No man can serve two masters: for either he will hate the one, and love the other; or else he will hold to the one, and despise the other. Ye cannot serve God and mammon. Matt. 6:24.
That verse was undoubtedly more forceful in the ancient world than it is to us. The verb translated as "serve" is from doulos, the word for "slave." The Greek word behind "master" is kurios, denoting absolute ownership and nearly always rendered as "lord" in the New Testament. Thus the idea of Matthew 6:24 is that no one can be enslaved to two owners or lords at the same time.
To catch the full impact of this statement we need to realize that the ancient world did not regard a slave as a person but as a living tool. Slaves had no rights of their own. They were completely under the control of their masters, who could do with them as they wanted. Masters could sell slaves, beat them, throw them out, or even kill them.
A second thing to note is that in the ancient world slaves had no time of their own. All of it belonged to their master. In modern culture each worker has time off for personal needs. During that time they can have hobbies or even hold a second job. But that was not so in the ancient world of slavery.

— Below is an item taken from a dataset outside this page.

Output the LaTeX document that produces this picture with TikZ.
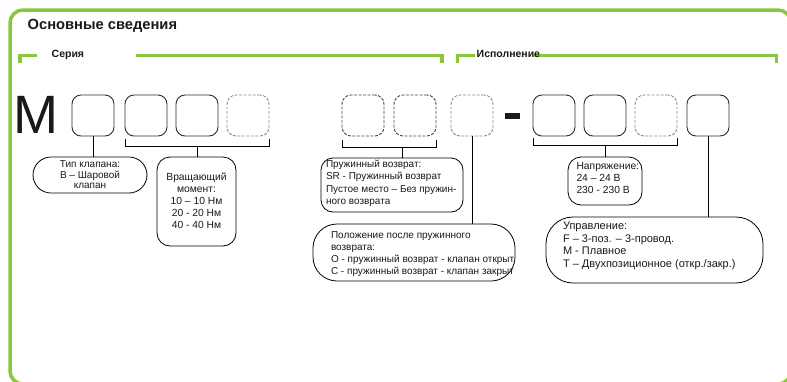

A slave's time belonged wholly to the master.
Jesus is saying that Christians must let God be the undisputed master of their lives. Paul makes the same point in Romans 6:16, in which he says we are slaves to either sin or righteousness, Satan or Christ.
Thus Christians, being enslaved to Jesus, always take God's will into consideration in all they do. They daily ask themselves, "What does God wish me to do?" Every moment of their time they live for Him. God has no part-time devotees who largely serve Him but them moonlight for some other master in their time off.
When Jesus said no person can serve two masters, He meant it.
Still, some of us try anyway, in spite of the impossibility. But in that attempt, whether we recognize it or not, we have really opted for Satan. "He who does not give himself wholly to God is under the control of another power, listening to another voice....Half-and-half service places the human agent on the side of the enemy as a successful ally of the host of darkness" (Thoughts From the Mount of Blessing, p. 94).